Yeah, this is the thing, and is why Rayner is way off the mark. The current trend for them has precisely fuck all to do with them mimicking frying, and everything to do with people being shit scared of energy prices... Potential health benefits too, but I think the energy side is what's really kicked off this recent boom. I bought one of the Cosori's recently and ended up recommending it to a friend's parents (with a shitload of caveats); first thing they cooked in it was a lemon drizzle cake. Because it's a small oven.
Rayner also apparently can't cook. Which is, I suppose, more surprising than it should be. Ok, maybe he just precisely followed recipes (the Cosori ones are sometimes laughably bad), but that's just daft. And you can see in the chicken recipe he's put too much in.

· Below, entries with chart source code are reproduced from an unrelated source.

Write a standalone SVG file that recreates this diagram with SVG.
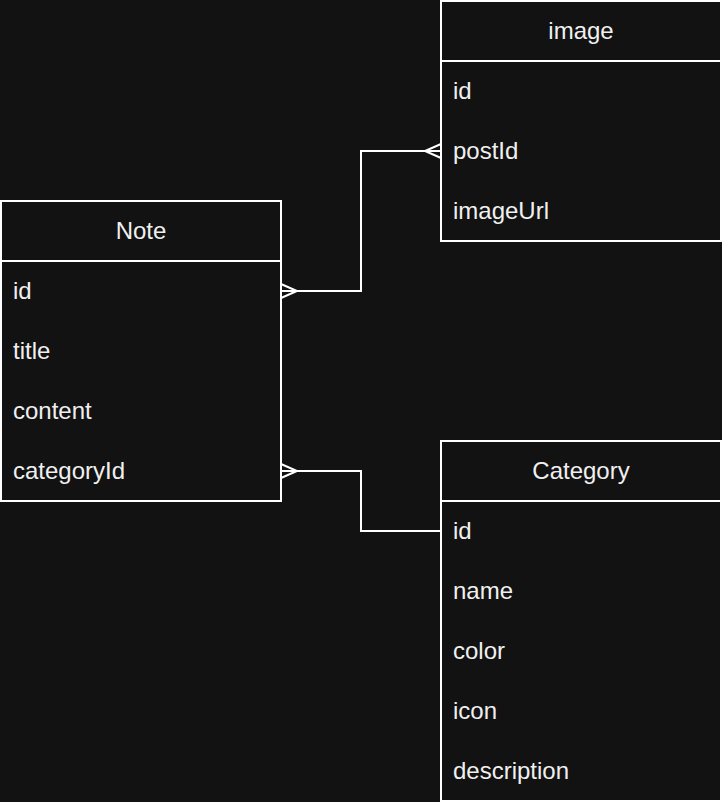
<svg xmlns="http://www.w3.org/2000/svg" width="722" height="802" viewBox="0 0 722 802">
<style>
.box{fill:#121212;stroke:#ffffff;stroke-width:2}
.sep{stroke:#ffffff;stroke-width:2}
.t{font-family:"Liberation Sans",Arial,sans-serif;font-size:24px;fill:#f0f0f0}
.h{text-anchor:middle}
.edge{fill:none;stroke:#ffffff;stroke-width:2}
</style>
<rect width="722" height="802" fill="#121212"/>
<g id="image">
<rect class="box" x="441" y="1" width="280" height="240"/>
<line class="sep" x1="441" y1="61" x2="721" y2="61"/>
<text class="t h" x="581" y="39">image</text>
<text class="t" x="453" y="99">id</text>
<text class="t" x="453" y="159">postId</text>
<text class="t" x="453" y="219">imageUrl</text>
</g>
<g id="note">
<rect class="box" x="1" y="201" width="280" height="300"/>
<line class="sep" x1="1" y1="261" x2="281" y2="261"/>
<text class="t h" x="141" y="239">Note</text>
<text class="t" x="13" y="299">id</text>
<text class="t" x="13" y="359">title</text>
<text class="t" x="13" y="419">content</text>
<text class="t" x="13" y="479">categoryId</text>
</g>
<g id="category">
<rect class="box" x="441" y="441" width="280" height="360"/>
<line class="sep" x1="441" y1="501" x2="721" y2="501"/>
<text class="t h" x="581" y="479">Category</text>
<text class="t" x="453" y="539">id</text>
<text class="t" x="453" y="599">name</text>
<text class="t" x="453" y="659">color</text>
<text class="t" x="453" y="719">icon</text>
<text class="t" x="453" y="779">description</text>
</g>
<g id="connectors">
<path class="edge" d="M281 291 H361 V151 H441"/>
<path class="edge" d="M281 284 L297 291 L281 298"/>
<path class="edge" d="M441 144 L425 151 L441 158"/>
<path class="edge" d="M281 471 H361 V531 H441"/>
<path class="edge" d="M281 464 L297 471 L281 478"/>
</g>
</svg>
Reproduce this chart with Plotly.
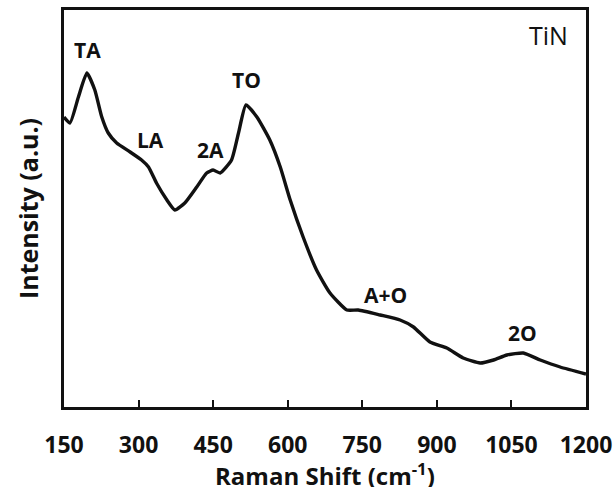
import plotly.graph_objects as go

# Raman shift (cm-1) and intensity (a.u.)
shift = [150, 162, 179, 196, 212, 226, 239, 256, 283, 306, 320, 336, 357, 373,
         393, 417, 437, 450, 464, 487, 501, 516, 538, 564, 585, 605, 631, 658,
         685, 719, 742, 786, 826, 853, 886, 920, 953, 987, 1014, 1041, 1074,
         1108, 1148, 1200]
intensity = [290, 284, 310, 334, 317, 290, 274, 264, 255, 247, 240, 224, 207, 197,
             204, 220, 234, 237, 234, 247, 274, 302, 290, 267, 240, 207, 170, 137,
             114, 97, 97, 92, 87, 80, 65, 59, 49, 44, 47, 52, 54,
             47, 40, 33]

peak_labels = ["TA", "LA", "2A", "TO", "A+O", "2O"]
peak_x = [198, 323, 444, 518, 796, 1073]
peak_y = [357, 267, 257, 327, 112, 74]

x_ticks = [150, 300, 450, 600, 750, 900, 1050, 1200]

FONT = "'Open Sans', Lato, sans-serif"
INK = "#111111"

fig = go.Figure()
fig.add_trace(go.Scatter(x=shift, y=intensity, mode="lines",
                         line=dict(color=INK, width=3.4, shape="spline", smoothing=0.5),
                         showlegend=False, hoverinfo="skip"))

for t, xv, yv in zip(peak_labels, peak_x, peak_y):
    fig.add_annotation(x=xv, y=yv, text="<b>%s</b>" % t, showarrow=False,
                       font=dict(family=FONT, size=21, color=INK))

fig.add_annotation(x=1124, y=372, text="TiN", showarrow=False,
                   font=dict(family=FONT, size=25, color=INK))

# x-axis title placed below the tick labels
fig.add_annotation(xref="paper", yref="paper", x=0.5, y=-0.169,
                   xanchor="center", yanchor="middle", showarrow=False,
                   text="<b>Raman Shift (cm<sup>-1</sup>)</b>",
                   font=dict(family=FONT, size=24, color=INK))

fig.update_layout(
    width=615, height=487,
    margin=dict(l=64, r=29, t=10, b=80),
    paper_bgcolor="white", plot_bgcolor="white",
    font=dict(family=FONT, color=INK),
    xaxis=dict(range=[150, 1200], tickvals=x_ticks,
               ticktext=["<b>%d</b>" % v for v in x_ticks],
               ticks="inside", ticklen=7, tickwidth=2, tickcolor=INK,
               showline=True, linewidth=3, linecolor=INK, mirror=True,
               showgrid=False, zeroline=False, automargin=False,
               tickfont=dict(family=FONT, size=23, color=INK),
               ticklabelstandoff=15),
    yaxis=dict(range=[0, 397], showticklabels=False, ticks="",
               showline=True, linewidth=3, linecolor=INK, mirror=True,
               showgrid=False, zeroline=False, automargin=False,
               title=dict(text="<b>Intensity (a.u.)</b>", standoff=16,
                          font=dict(family=FONT, size=25, color=INK))),
)

fig.write_html("out.html", config={"displayModeBar": False},
               post_script="document.body.style.margin='0';document.body.style.overflow='hidden';")
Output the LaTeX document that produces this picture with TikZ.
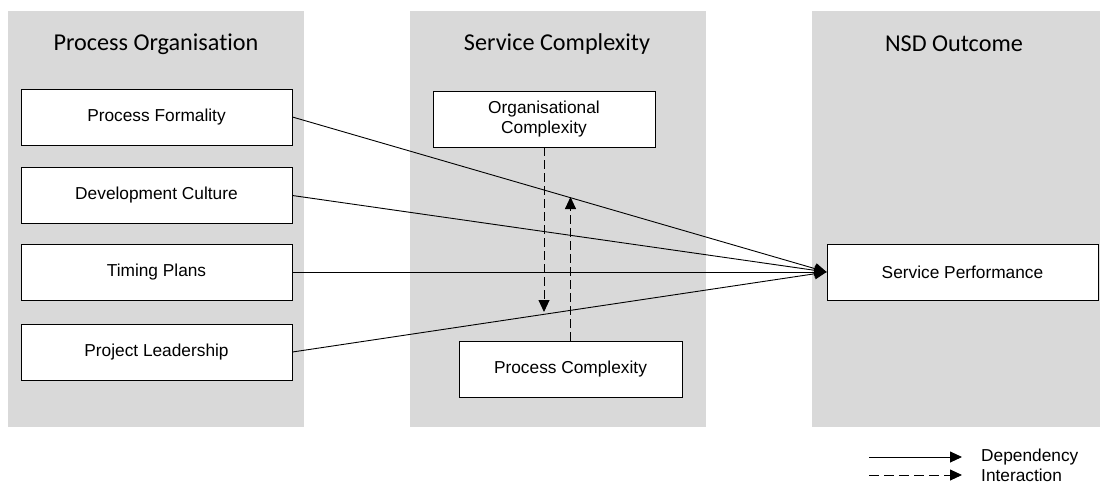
\documentclass[tikz,border=0pt]{standalone}
\usepackage{fontspec}
\setmainfont{Liberation Sans}
\newfontfamily\titlefont[Ligatures=NoCommon]{Carlito}
\usetikzlibrary{arrows.meta}
\definecolor{colgrey}{HTML}{D9D9D9}
\begin{document}
\begin{tikzpicture}[x=1pt,y=-1pt,
  column/.style={fill=colgrey,draw=none},
  coltitle/.style={font=\titlefont\fontsize{24.2}{28}\selectfont,inner sep=0pt},
  box/.style={draw=black,fill=white,line width=0.9pt,minimum width=271pt,minimum height=56pt,inner sep=0pt,font=\fontsize{17.3}{20}\selectfont,align=center},
  dep/.style={line width=0.9pt,-{Triangle[length=12pt,width=11pt]}},
  inter/.style={line width=0.9pt,dash pattern=on 9pt off 4pt,-{Triangle[length=12pt,width=11pt]}},
  legtext/.style={font=\fontsize{17.3}{20}\selectfont,anchor=west,inner sep=0pt}]
\useasboundingbox (0,0) rectangle (1100,483);
\fill[white] (0,0) rectangle (1100,483);
% columns
\fill[column] (8,11) rectangle (304,427);
\fill[column] (410,11) rectangle (706,427);
\fill[column] (812,11) rectangle (1100,427);
% titles
\node[coltitle] (t1) at (156,44) {Process Organisation};
\node[coltitle] (t2) at (557,44) {Service Complexity};
\node[coltitle] (t3) at (954,44) {NSD Outcome};
% boxes
\node[box] (pf) at (156.5,117) {Process Formality};
\node[box] (dc) at (156.5,195.5) {Development Culture};
\node[box] (tp) at (156.5,272) {Timing Plans};
\node[box] (pl) at (156.5,352) {Project Leadership};
\node[box,minimum width=222pt] (oc) at (544,119) {Organisational\\Complexity};
\node[box,minimum width=223pt] (pc) at (570.5,369) {Process Complexity};
\node[box] (sp) at (962.5,272) {Service Performance};
% dependencies
\draw[dep] (pf.east) -- (sp.west);
\draw[dep] (dc.east) -- (sp.west);
\draw[dep] (tp.east) -- (sp.west);
\draw[dep] (pl.east) -- (sp.west);
% interactions
\coordinate (ocend) at (544,312);
\coordinate (pcend) at (570.5,197);
\draw[inter] (oc.south) -- (ocend);
\draw[inter] (pc.north) -- (pcend);
% legend
\coordinate (l1a) at (869,457);
\coordinate (l1b) at (962,457);
\coordinate (l2a) at (869,475);
\coordinate (l2b) at (962,475);
\draw[dep] (l1a) -- (l1b);
\draw[line width=0.9pt,dash pattern=on 10pt off 5pt,-{Triangle[length=12pt,width=11pt]}] (l2a) -- (l2b);
\node[legtext] (lg1) at (981,457) {Dependency};
\node[legtext] (lg2) at (981,475) {Interaction};
\end{tikzpicture}
\end{document}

And y'know, oven chips are bad. Fine. That's life... But what are you going to do on a night in? Heat up a large pan of oil on your hob and go through the enormous faff of prepping and cooking deep fried chips (even ignoring health stuff)? If you want an acceptable sauce vehicle to go with a few light ales, it's fine. Just a different thing. Though to refute myself a bit you can do a kind of semi-deep fry for most fried stuff, which isn't so bad. Does still use a fair bit of oil, and is obviously less healthy. Or more energy dense perhaps, healthy being relative.
He ends up reviewing hype that isn't really relevant to the current trend, and mentioning the reason I think most people are buying in passing at the end. Engaging with that, and basing his review on it would have been... more helpful.